### Written instruction:
Exclude the pictures and return every line exactly as written.

### Available data:
_ _ _ _ _ _ _
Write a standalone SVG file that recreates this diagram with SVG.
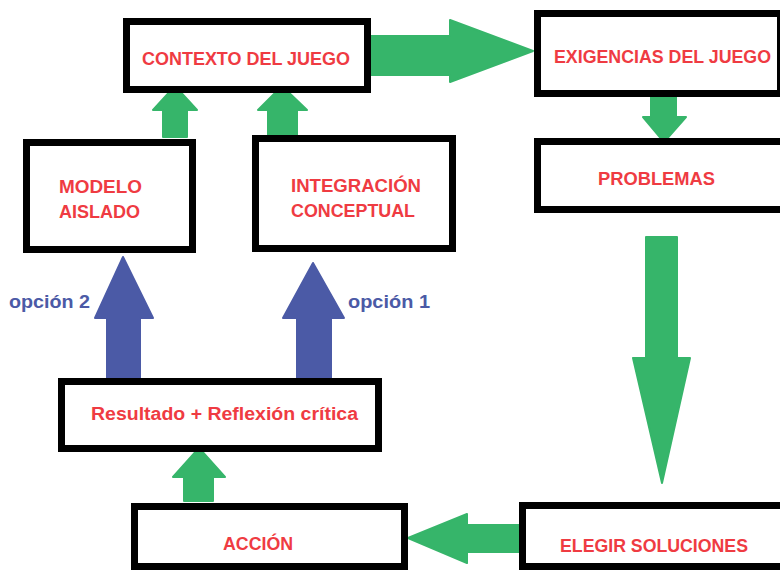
<svg xmlns="http://www.w3.org/2000/svg" width="780" height="570" viewBox="0 0 780 570">
<style>
.box{fill:#fff;stroke:#000;stroke-width:7}
.t{font-family:"Liberation Sans",Arial,sans-serif;font-weight:bold;font-size:18px;fill:#ef3b42}
.o{font-family:"Liberation Sans",Arial,sans-serif;font-weight:bold;font-size:18px;fill:#4b5aa6}
.g{fill:#36b56a;stroke:#36b56a;stroke-width:2;stroke-linejoin:round}
.b{fill:#4b5aa6;stroke:#4b5aa6;stroke-width:2;stroke-linejoin:round}
</style>
<rect width="780" height="570" fill="#fff"/>
<g id="connectors">
<polygon class="g" points="163,137 163,110 153,110 175,86 197,110 187,110 187,137"/>
<polygon class="g" points="268,137 268,110 258,110 282,86 307,110 297,110 297,137"/>
<polygon class="g" points="371,36 450,36 450,20 533,51 450,82 450,75 371,75"/>
<polygon class="g" points="651,97 676,97 676,117 686,117 664,142 643,117 651,117"/>
<polygon class="g" points="646,237 677,237 677,358 690,358 662,483 633,358 646,358"/>
<polygon class="g" points="521,525 467,525 467,514 408,538 467,563 467,552 521,552"/>
<polygon class="g" points="184,501 184,477 173,477 199,448 225,477 213,477 213,501"/>
<polygon class="b" points="107,378 107,318 95,318 123,257 153,318 140,318 140,378"/>
<polygon class="b" points="297,378 297,318 283,318 313,263 344,318 331,318 331,378"/>
<text class="o" x="9" y="308" textLength="81" lengthAdjust="spacingAndGlyphs">opción 2</text>
<text class="o" x="348" y="308" textLength="82" lengthAdjust="spacingAndGlyphs">opción 1</text>
</g>
<g id="contexto">
<rect class="box" x="126.5" y="21.5" width="241" height="68"/>
<text class="t" x="142" y="65" textLength="208" lengthAdjust="spacingAndGlyphs">CONTEXTO DEL JUEGO</text>
</g>
<g id="exigencias">
<rect class="box" x="537.5" y="13.5" width="243" height="80"/>
<text class="t" x="554" y="63" textLength="217" lengthAdjust="spacingAndGlyphs">EXIGENCIAS DEL JUEGO</text>
</g>
<g id="problemas">
<rect class="box" x="537.5" y="141.5" width="260" height="68"/>
<text class="t" x="598" y="185" textLength="117" lengthAdjust="spacingAndGlyphs">PROBLEMAS</text>
</g>
<g id="modelo">
<rect class="box" x="26.5" y="142.5" width="166" height="107"/>
<text class="t" x="59" y="193" textLength="83" lengthAdjust="spacingAndGlyphs">MODELO</text>
<text class="t" x="59" y="218" textLength="81" lengthAdjust="spacingAndGlyphs">AISLADO</text>
</g>
<g id="integracion">
<rect class="box" x="255.5" y="138.5" width="197" height="110"/>
<text class="t" x="291" y="192" textLength="130" lengthAdjust="spacingAndGlyphs">INTEGRACIÓN</text>
<text class="t" x="291" y="217" textLength="124" lengthAdjust="spacingAndGlyphs">CONCEPTUAL</text>
</g>
<g id="resultado">
<rect class="box" x="61.5" y="381.5" width="317" height="67"/>
<text class="t" x="91" y="420" textLength="267" lengthAdjust="spacingAndGlyphs">Resultado + Reflexión crítica</text>
</g>
<g id="accion">
<rect class="box" x="134.5" y="506.5" width="270" height="60"/>
<text class="t" x="223" y="550" textLength="70" lengthAdjust="spacingAndGlyphs">ACCIÓN</text>
</g>
<g id="elegir">
<rect class="box" x="522.5" y="505.5" width="280" height="61"/>
<text class="t" x="560" y="552" textLength="188" lengthAdjust="spacingAndGlyphs">ELEGIR SOLUCIONES</text>
</g>
</svg>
_ _ _ _ _ _ _
### Response to this task:
Write a standalone SVG file that recreates this diagram with SVG.
<svg xmlns="http://www.w3.org/2000/svg" width="780" height="570" viewBox="0 0 780 570">
<style>
.box{fill:#fff;stroke:#000;stroke-width:7}
.t{font-family:"Liberation Sans",Arial,sans-serif;font-weight:bold;font-size:18px;fill:#ef3b42}
.o{font-family:"Liberation Sans",Arial,sans-serif;font-weight:bold;font-size:18px;fill:#4b5aa6}
.g{fill:#36b56a;stroke:#36b56a;stroke-width:2;stroke-linejoin:round}
.b{fill:#4b5aa6;stroke:#4b5aa6;stroke-width:2;stroke-linejoin:round}
</style>
<rect width="780" height="570" fill="#fff"/>
<g id="connectors">
<polygon class="g" points="163,137 163,110 153,110 175,86 197,110 187,110 187,137"/>
<polygon class="g" points="268,137 268,110 258,110 282,86 307,110 297,110 297,137"/>
<polygon class="g" points="371,36 450,36 450,20 533,51 450,82 450,75 371,75"/>
<polygon class="g" points="651,97 676,97 676,117 686,117 664,142 643,117 651,117"/>
<polygon class="g" points="646,237 677,237 677,358 690,358 662,483 633,358 646,358"/>
<polygon class="g" points="521,525 467,525 467,514 408,538 467,563 467,552 521,552"/>
<polygon class="g" points="184,501 184,477 173,477 199,448 225,477 213,477 213,501"/>
<polygon class="b" points="107,378 107,318 95,318 123,257 153,318 140,318 140,378"/>
<polygon class="b" points="297,378 297,318 283,318 313,263 344,318 331,318 331,378"/>
<text class="o" x="9" y="308" textLength="81" lengthAdjust="spacingAndGlyphs">opción 2</text>
<text class="o" x="348" y="308" textLength="82" lengthAdjust="spacingAndGlyphs">opción 1</text>
</g>
<g id="contexto">
<rect class="box" x="126.5" y="21.5" width="241" height="68"/>
<text class="t" x="142" y="65" textLength="208" lengthAdjust="spacingAndGlyphs">CONTEXTO DEL JUEGO</text>
</g>
<g id="exigencias">
<rect class="box" x="537.5" y="13.5" width="243" height="80"/>
<text class="t" x="554" y="63" textLength="217" lengthAdjust="spacingAndGlyphs">EXIGENCIAS DEL JUEGO</text>
</g>
<g id="problemas">
<rect class="box" x="537.5" y="141.5" width="260" height="68"/>
<text class="t" x="598" y="185" textLength="117" lengthAdjust="spacingAndGlyphs">PROBLEMAS</text>
</g>
<g id="modelo">
<rect class="box" x="26.5" y="142.5" width="166" height="107"/>
<text class="t" x="59" y="193" textLength="83" lengthAdjust="spacingAndGlyphs">MODELO</text>
<text class="t" x="59" y="218" textLength="81" lengthAdjust="spacingAndGlyphs">AISLADO</text>
</g>
<g id="integracion">
<rect class="box" x="255.5" y="138.5" width="197" height="110"/>
<text class="t" x="291" y="192" textLength="130" lengthAdjust="spacingAndGlyphs">INTEGRACIÓN</text>
<text class="t" x="291" y="217" textLength="124" lengthAdjust="spacingAndGlyphs">CONCEPTUAL</text>
</g>
<g id="resultado">
<rect class="box" x="61.5" y="381.5" width="317" height="67"/>
<text class="t" x="91" y="420" textLength="267" lengthAdjust="spacingAndGlyphs">Resultado + Reflexión crítica</text>
</g>
<g id="accion">
<rect class="box" x="134.5" y="506.5" width="270" height="60"/>
<text class="t" x="223" y="550" textLength="70" lengthAdjust="spacingAndGlyphs">ACCIÓN</text>
</g>
<g id="elegir">
<rect class="box" x="522.5" y="505.5" width="280" height="61"/>
<text class="t" x="560" y="552" textLength="188" lengthAdjust="spacingAndGlyphs">ELEGIR SOLUCIONES</text>
</g>
</svg>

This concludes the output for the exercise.